Мои расчеты не оправдались, и когда я вышла на кухню сделать себе легкий завтрак, Вальтер все еще сидел там. В одной руке у него была сигарета, в другой кружка с кофе. Судя по тому, как тряслись у него пальцы, явно не первая. От кофе Вальтер, казалось, еще больше отощал, черты лица его словно бы заострились.
— Сколько кофе ты уже выпил? — спросила я.
— Это одиннадцатая кружка.
Я вырвала ее у Вальтера из рук и вылила кофе в раковину.
— Заканчивай.
Вальтер кивнул, а потом глубоко затянулся сигаретой. В пачке на столе оставалась еще одна, и я забрала ее. Закурив, я отошла к окну, посмотреть на потемневшее небо, подождать дождя и дать Вальтеру еще один шанс уйти.
Он вдруг сказал:
— Знаешь, Эрика, я все-все поняла.
Я выпустила дым, он на секунду заволок передо мной зелень деревьев и стремительно темнеющую синеву неба. Мне вспомнилось ощущение из сна, трагическое ожидание дождя. Я медленно спросила:
— Что?
— Весь ужас происходящего на земле состоит знаешь в чем?

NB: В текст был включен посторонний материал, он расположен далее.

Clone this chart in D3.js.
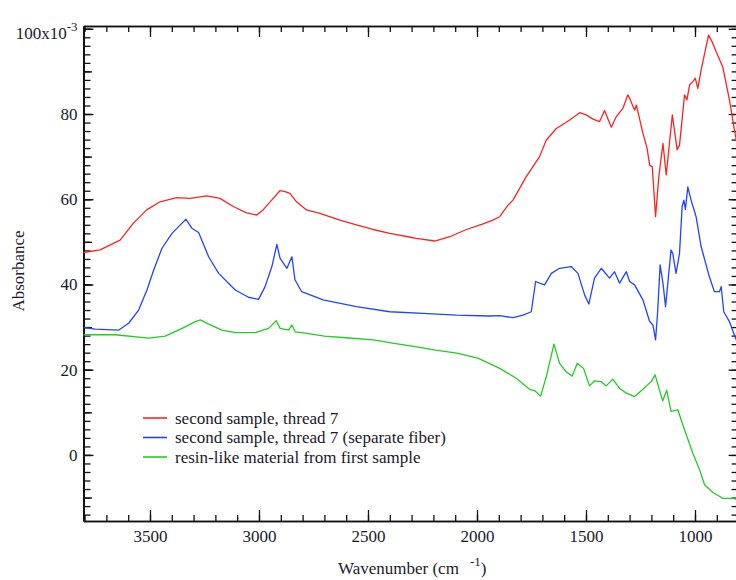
<!DOCTYPE html>
<html>
<head>
<meta charset="utf-8">
<script src="https://cdn.jsdelivr.net/npm/d3@7"></script>
<style>
  body { margin: 0; background: #fff; }
  svg { display: block; font-family: "Liberation Serif", "Times New Roman", serif; }
  .axis path, .axis line { stroke: #111; }
  .axis text { font-family: "Liberation Serif", "Times New Roman", serif; font-size: 17px; fill: #1a1a2a; }
</style>
</head>
<body>
<svg id="chart" width="736" height="580"></svg>
<script>
// spectra (wavenumber in cm-1, absorbance x10^-3)
var redWn  = [3805, 3729, 3637, 3576, 3515, 3454, 3378, 3317, 3240, 3179, 3118, 3057, 3011, 2981, 2942, 2904, 2880, 2858, 2828, 2782, 2721, 2629, 2553, 2477, 2400, 2316, 2278, 2194, 2125, 2049, 1972, 1927, 1896, 1858, 1835, 1774, 1713, 1682, 1636, 1575, 1529, 1499, 1468, 1438, 1415, 1384, 1361, 1331, 1308, 1300, 1277, 1269, 1239, 1220, 1208, 1196, 1181, 1166, 1147, 1132, 1104, 1082, 1071, 1048, 1037, 1025, 1010, 999, 987, 972, 938, 920, 903, 873, 842, 819, 800];
var redAbs = [47.5, 48.1, 50.4, 54.4, 57.5, 59.4, 60.4, 60.2, 60.8, 60.2, 58.3, 56.8, 56.3, 57.5, 59.8, 62.0, 61.8, 61.4, 59.4, 57.5, 56.7, 55.1, 54.0, 52.9, 52.0, 51.2, 50.8, 50.2, 51.2, 52.9, 54.2, 55.1, 55.9, 58.6, 59.8, 65.3, 70.0, 73.9, 76.6, 78.6, 80.3, 79.8, 78.8, 78.2, 80.8, 76.9, 79.4, 81.3, 84.5, 83.7, 80.9, 82.1, 75.5, 72.0, 68.0, 67.6, 55.9, 65.3, 73.1, 65.7, 79.8, 71.6, 72.7, 84.5, 83.3, 86.8, 87.6, 88.4, 86.0, 90.3, 98.5, 96.8, 94.6, 91.1, 83.3, 76.2, 71.0];

var blueWn  = [3805, 3751, 3643, 3598, 3552, 3514, 3483, 3445, 3399, 3353, 3335, 3308, 3277, 3231, 3185, 3109, 3048, 3002, 2972, 2941, 2918, 2903, 2872, 2849, 2835, 2804, 2706, 2553, 2400, 2247, 2094, 1942, 1896, 1835, 1789, 1751, 1731, 1713, 1690, 1659, 1621, 1568, 1537, 1506, 1487, 1461, 1430, 1392, 1369, 1346, 1315, 1300, 1277, 1239, 1208, 1193, 1181, 1172, 1160, 1147, 1135, 1110, 1102, 1087, 1071, 1059, 1051, 1044, 1033, 1018, 995, 972, 934, 911, 888, 880, 868, 842, 814, 800];
var blueAbs = [29.9, 29.5, 29.3, 30.9, 34.0, 38.7, 43.4, 48.5, 52.0, 54.4, 55.3, 53.2, 52.2, 46.5, 42.6, 38.7, 37.0, 36.5, 39.5, 44.2, 49.4, 46.1, 43.8, 46.5, 41.1, 38.3, 36.4, 34.8, 33.6, 33.2, 32.8, 32.6, 32.7, 32.2, 32.8, 33.6, 40.7, 40.3, 39.9, 42.6, 43.8, 44.2, 42.6, 37.5, 35.4, 41.5, 43.8, 41.5, 43.0, 40.3, 43.0, 40.7, 39.9, 36.4, 31.3, 30.5, 27.0, 33.0, 44.6, 40.3, 34.8, 48.1, 47.3, 42.6, 47.3, 58.3, 59.8, 57.6, 62.9, 59.8, 55.9, 48.9, 41.8, 38.3, 38.3, 39.5, 33.6, 31.3, 27.4, 26.0];

var greenWn  = [3805, 3659, 3506, 3430, 3353, 3292, 3269, 3231, 3170, 3109, 3017, 2956, 2921, 2903, 2864, 2849, 2834, 2804, 2700, 2600, 2476, 2380, 2284, 2190, 2092, 1996, 1896, 1820, 1759, 1736, 1708, 1682, 1647, 1621, 1591, 1563, 1540, 1511, 1484, 1461, 1430, 1407, 1377, 1346, 1315, 1277, 1239, 1201, 1183, 1163, 1148, 1130, 1110, 1079, 1048, 1010, 979, 956, 918, 872, 826, 800];
var greenAbs = [28.2, 28.2, 27.4, 27.9, 29.7, 31.3, 31.7, 30.7, 29.3, 28.7, 28.7, 29.7, 31.5, 29.7, 29.3, 30.5, 28.9, 28.7, 27.9, 27.5, 27.0, 26.2, 25.4, 24.6, 23.9, 22.7, 20.3, 18.0, 15.4, 15.1, 13.8, 18.4, 26.0, 21.5, 19.5, 18.5, 21.5, 20.3, 16.2, 17.4, 17.2, 16.2, 17.8, 15.6, 14.5, 13.7, 15.4, 17.2, 18.8, 15.2, 12.7, 15.2, 10.2, 10.6, 5.9, 0.4, -3.5, -7.0, -8.8, -10.2, -10.2, -10.5];

var seriesNames  = ["second sample, thread 7", "second sample, thread 7 (separate fiber)", "resin-like material from first sample"];
var seriesColors = ["#ff2222", "#2244ff", "#22cc22"];

var xMajorTicks = [3500, 3000, 2500, 2000, 1500, 1000];
var yMajorTicks = [0, 20, 40, 60, 80, 100];

var serif = "'Liberation Serif', 'Times New Roman', serif";
var svg = d3.select("#chart");

var x = d3.scaleLinear().domain([3805, 800]).range([83.5, 738.6]);
var y = d3.scaleLinear().domain([-15.5, 100.65]).range([521, 26]);

var xMinor = d3.range(900, 3801, 100);
var yMinor = d3.range(-14, 101, 2);
var yMid = d3.range(-10, 101, 10);

function addAxis(axis, tx, ty) {
    var g = svg.append("g")
        .attr("class", "axis")
        .attr("transform", "translate(" + tx + "," + ty + ")")
        .call(axis);
    g.attr("font-family", serif);
    return g;
}

// bottom + top
addAxis(d3.axisBottom(x).tickValues(xMinor).tickSize(-6).tickSizeOuter(0).tickFormat(""), 0, 521);
addAxis(d3.axisBottom(x).tickValues(xMajorTicks).tickSize(-11).tickSizeOuter(0).tickPadding(9).tickFormat(d3.format("d")), 0, 521);
addAxis(d3.axisTop(x).tickValues(xMinor).tickSize(-6).tickSizeOuter(0).tickFormat(""), 0, 26);
addAxis(d3.axisTop(x).tickValues(xMajorTicks).tickSize(-11).tickSizeOuter(0).tickFormat(""), 0, 26);

// left + right
addAxis(d3.axisLeft(y).tickValues(yMinor).tickSize(-7).tickSizeOuter(0).tickFormat(""), 83.5, 0);
addAxis(d3.axisLeft(y).tickValues(yMid).tickSize(-8.5).tickSizeOuter(0).tickFormat(""), 83.5, 0);
var yLab = addAxis(d3.axisLeft(y).tickValues(yMajorTicks).tickSize(-10).tickSizeOuter(0).tickPadding(6).tickFormat(d3.format("d")), 83.5, 0);
addAxis(d3.axisRight(y).tickValues(yMinor).tickSize(-7).tickSizeOuter(0).tickFormat(""), 738.6, 0);
addAxis(d3.axisRight(y).tickValues(yMajorTicks).tickSize(-10).tickSizeOuter(0).tickFormat(""), 738.6, 0);

svg.selectAll(".axis path.domain").attr("stroke-width", 1.6);
svg.selectAll(".axis .tick line").attr("stroke-width", 1.3);

yLab.selectAll(".tick text")
    .filter(function(d) { return d === 100; })
    .attr("dy", "0.55em")
    .text("100x10")
    .append("tspan")
    .attr("dy", "-0.55em")
    .attr("font-size", "13px")
    .text("-3");

// spectra
var line = d3.line()
    .x(function(d) { return x(d[0]); })
    .y(function(d) { return y(d[1]); });

var plot = svg.append("g");
[[redWn, redAbs], [blueWn, blueAbs], [greenWn, greenAbs]].forEach(function(s, i) {
    plot.append("path")
        .datum(d3.zip(s[0], s[1]))
        .attr("fill", "none")
        .attr("stroke", seriesColors[i])
        .attr("stroke-width", 1.3)
        .attr("stroke-linejoin", "round")
        .attr("d", line);
});

// legend
var legend = svg.append("g").attr("transform", "translate(143,418)");
seriesNames.forEach(function(name, i) {
    var row = legend.append("g").attr("transform", "translate(0," + (i * 19.5) + ")");
    row.append("line")
        .attr("x1", 0).attr("x2", 24)
        .attr("stroke", seriesColors[i])
        .attr("stroke-width", 1.6);
    row.append("text")
        .attr("x", 32)
        .attr("dy", "0.35em")
        .attr("font-family", serif)
        .attr("font-size", "17px")
        .attr("fill", "#1a1a2a")
        .text(name);
});

// axis titles
var xt = svg.append("text")
    .attr("x", 338)
    .attr("y", 574)
    .attr("font-family", serif)
    .attr("font-size", "17px")
    .attr("fill", "#1a1a2a")
    .text("Wavenumber (cm");
xt.append("tspan").attr("x", 470).attr("dy", -8).attr("font-size", "13px").text("-1");
xt.append("tspan").attr("dy", 8).text(")");

svg.append("text")
    .attr("transform", "translate(24,271) rotate(-90)")
    .attr("text-anchor", "middle")
    .attr("font-family", serif)
    .attr("font-size", "17px")
    .attr("fill", "#1a1a2a")
    .text("Absorbance");
</script>
</body>
</html>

Я не знала. За последнее время я видела достаточно ужаса, чтобы понять, что ничего я о нем не знаю. У него было множество ликов, заглянув в один из которых, забываешь все остальные. Так что осознать весь ужас земли полностью не представлялось возможным. А может быть, я просто еще не вошла в ту степень тревоги и депрессии, которая даст мне эту предвечную мудрость. Вальтер продолжал:
— Живые говорят от лица мертвых. Понимаешь, даже те, кто сам документировал свою гибель, те, кто вели дневники умирающих от болезней или знали, что не переживут следующую ночь и писали последние письма — все эти люди были живы, когда писали о смерти. Смерти, как таковой, не существует. Мертвых не существует. Никто вообще ничего не может обо всем этом сказать.
Я развернулась, взяла пепельницу и поставила ее на подоконник, снова посмотрев на небо. Может быть, мой дом действует на людей таким образом?